For his own part, the elusive Crumb remains, well, detached. "Maybe I shouldn't be allowed to do it," he shrugs. "Maybe I should be locked up and my pencils taken away from me."
Then again, maybe not. Whatever else we think of R. Crumb's work--Brilliant! Unspeakably ugly! Revolutionary! Take your pick--his obsessive gift for exposing the cheesiness and greed of American mass culture and what he calls "the seamy side of the American subconscious" has never waned. It's evident not only in the deranged hucksters and frauds that pop up in his work, but also in the stubborn alien's attitude that has grown ever stronger with the years.
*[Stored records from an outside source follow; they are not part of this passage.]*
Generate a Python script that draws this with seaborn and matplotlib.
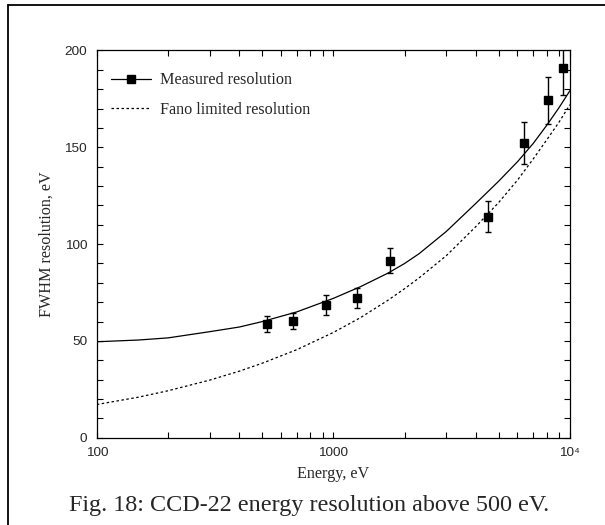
import numpy as np
import pandas as pd
import matplotlib
matplotlib.use('Agg')
import matplotlib.pyplot as plt
import matplotlib.ticker as mticker
from matplotlib.lines import Line2D
import seaborn as sns

# measured points
energy = [522, 674, 927, 1262, 1738, 4508, 6397, 8074, 9354]
fwhm = [58.8, 60.5, 68.6, 72.2, 91.4, 114.2, 152.0, 174.2, 190.7]
fwhm_err = [4.0, 4.2, 5.0, 5.2, 6.4, 8.0, 10.8, 12.0, 13.5]

# fitted curve and Fano limit, read at these energies
curve_e = [100, 150, 200, 300, 400, 500, 700, 1000, 1300, 1700, 2000,
           2300, 3000, 4000, 5000, 6000, 7000, 8000, 9000, 10000]
fit_fwhm = [49.6, 50.5, 51.6, 54.8, 57.2, 60.0, 65.0, 72.0, 78.0, 85.0, 90.0,
            95.0, 106.5, 121.0, 132.5, 142.5, 152.0, 161.5, 170.5, 179.2]
fano_fwhm = [17.2, 21.0, 24.3, 29.8, 34.4, 38.5, 45.5, 54.4, 62.0, 71.0, 77.0,
             82.5, 94.0, 109.0, 121.5, 133.0, 144.0, 154.0, 163.0, 172.0]

xtick_vals = [100, 1000, 10000]
xtick_labels = ['100', '1000', '10\u2074']

df = pd.DataFrame({'E': curve_e, 'fit': fit_fwhm, 'fano': fano_fwhm})

sns.set_style('ticks')
plt.rcParams['font.family'] = ['Liberation Serif', 'DejaVu Serif']

fig = plt.figure(figsize=(6.05, 5.25), dpi=100)
ax = fig.add_axes([0.160, 0.166, 0.782, 0.738])

sns.lineplot(x='E', y='fit', data=df, ax=ax, color='black', linewidth=0.9)
sns.lineplot(x='E', y='fano', data=df, ax=ax, color='black', linewidth=0.9,
             linestyle=(0, (2, 2)))
ax.errorbar(energy, fwhm, yerr=fwhm_err, fmt='s', color='black',
            markersize=5.5, capsize=2, elinewidth=1, capthick=1)

ax.set_xscale('log')
ax.set_xlim(100, 10000)
ax.set_ylim(0, 200)
ax.set_xticks(xtick_vals)
ax.set_xticklabels(xtick_labels)
ax.xaxis.set_minor_locator(mticker.LogLocator(base=10, subs=np.arange(2, 10)))
ax.xaxis.set_minor_formatter(mticker.NullFormatter())
ax.set_yticks([0, 50, 100, 150, 200])
ax.yaxis.set_minor_locator(mticker.MultipleLocator(10))

for lab in ax.get_xticklabels() + ax.get_yticklabels():
    lab.set_family(['Liberation Sans', 'DejaVu Sans'])
    lab.set_fontsize(9.7)
ax.tick_params(which='both', direction='in', top=True, right=True,
               color='black', width=0.8)
ax.tick_params(which='major', length=4.5)
ax.tick_params(which='minor', length=4)
ax.tick_params(axis='x', which='major', pad=6.5)
ax.tick_params(axis='y', which='major', pad=7)
for sp in ax.spines.values():
    sp.set_color('black')
    sp.set_linewidth(0.9)

ax.set_xlabel('Energy, eV', fontsize=11.6, labelpad=5)
ax.set_ylabel('FWHM resolution, eV', fontsize=11.6, labelpad=7)

handles = [Line2D([], [], color='black', linewidth=0.9, marker='s', markersize=5.5),
           Line2D([], [], color='black', linewidth=0.9, linestyle=(0, (2, 2)))]
ax.legend(handles, ['Measured resolution', 'Fano limited resolution'],
          loc='upper left', bbox_to_anchor=(0.03, 0.943), frameon=False,
          fontsize=11.6, handlelength=2.5, handletextpad=0.55, labelspacing=0.84,
          borderpad=0, borderaxespad=0)

fig.text(69 / 605, 0.027, 'Fig. 18: CCD-22 energy resolution above 500 eV.',
         ha='left', va='baseline', fontsize=17.4)

# partial frame around the figure: top and left edges
fig.add_artist(Line2D([8 / 605, 1.0], [1 - 5 / 525, 1 - 5 / 525],
                      color='black', linewidth=1.3, transform=fig.transFigure))
fig.add_artist(Line2D([8 / 605, 8 / 605], [0.0, 1 - 5 / 525],
                      color='black', linewidth=1.3, transform=fig.transFigure))

fig.savefig('out.png', dpi=100)
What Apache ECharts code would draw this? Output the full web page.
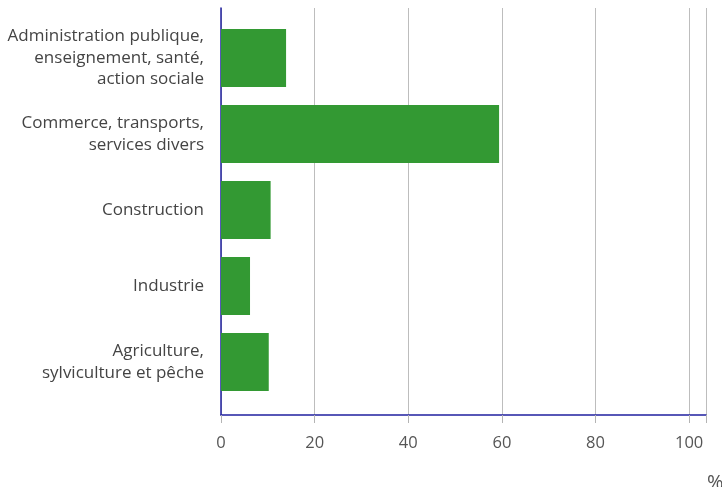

In the film, Crumb gives us some fascinating Nineties takes on his old grievances, usually punctuated by the same nervous cackles he emits whenever his mother shrieks up the dark stairs to Charles, or when an old girlfriend reminds him of his morbid self-absorption.
But in the end, this harrowing documentary--probing and prying though it may be--turns out to be a kind of mystery thriller. Terry Zwigoff has probably captured (that's the word) as much of R. Crumb as any filmmaker or biographer could, but the man's life and work remain fugitive, constantly put to flight, unavailable for comment. Indeed, the last scene of the film, shot in 1993, shows Crumb and his second wife, Aline Kominsky (she's another story), packing up their belongings for a permanent move to France.